Wettbewerb: Auch Ekel kann langweilen
Schon im Vorfeld war Fatih Akin der Star der deutschen Wettbewerbsbeiträge. Er ist der einzige Preisträger in diesem Jahrhundert, sein Film »Gegen die Wand« gewann 2004 den goldenen Bären. Mit Spannung wartete man also auf den Einlass zu Akins neuem Film »Der goldene Handschuh«. Zumal der zugrundeliegende Roman von Heinz Strunk schon vielfach gelobt worden war. Und dann das. Als der Serienmörder Fritz Honka nach 80 Minuten seinen dritten Mord begeht und eine sich heftig wehrende Frau erdrosselt, schreit eine Frau im Publikum laut »Scheiße«. Der Saal bleibt ruhig. Kein Applaus, kein Gelächter, eher betroffene Stille. Oder war er der Stupor den überbordender Ekel auslösen kann? Akins Film umfasst nur wenige Wochen im Leben von Fritz Honka, der aus Leipzig kam und in Hamburg 4 Frauen tötete.
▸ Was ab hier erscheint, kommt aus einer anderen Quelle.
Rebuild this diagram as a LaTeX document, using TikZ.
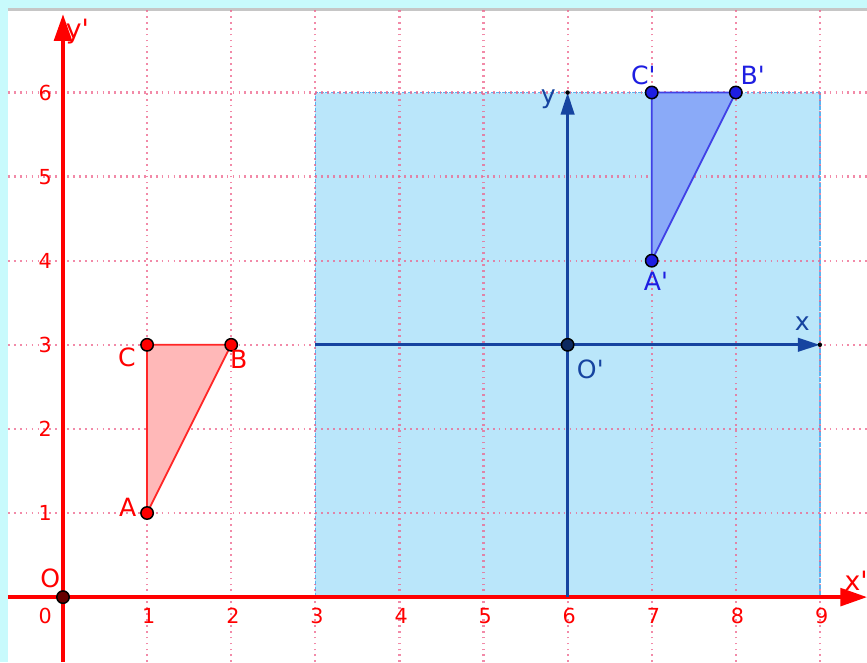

Tatsächlich fanden diese Morde zwischen 1970 und 75 statt, aber im Film scheint die Zeit lähmend still zu stehen.
Das Zentrum des Films ist eine heruntergekommene 24 Stunden-Kneipe. »Der goldene Handschuh« wird bevölkert von saufenden alten Männern und Frauen, deren bessere Tage schon lange vorbei sind. Willenlos folgen sie dem Ruf des Schnapses in Honkas Wohnung und werden dort bestialisch ermordet. Akins Film ist durchzogen von Ekel und Abscheu, und man kann nur froh sein, dass sich die absurde Idee eines Geruchskinos ebenso schnell wieder verflüchtigt hat, wie sie aufkam. Es reicht schon, dass man sehen muß, wie es in der Wohnung stinkt, in der die Leichen versteckt sind. Sicher ist Ekel ein Gefühl, dass im Kino nicht fehlen darf. Vor den Schrecken eines Serienmörders darf es die Linse nicht verschließen. Aber wenn es so dick aufgetragen wird, verklebt es die Differenzierung. Und dann kann auch Ekel langweilen. Honka, aber auch die anderen Figuren sind einem seltsam egal, der Film ist lang, schwerfällig und im höchsten Maße unangenehm. Wieder einmal zeigt sich, dass ein gutes Buch, das die Zeit, den Hamburger Kiez und die gesellschaftlich Geächteten mit großer Sorgfalt beschrieb, sich nicht so einfach in Bilder umsetzen läßt. Und dann hat man irgendwie auch vergessen, das Akin so mäßige Filme wie »The Cut«, »Auf der anderen Seite« oder »Solino« gedreht hat.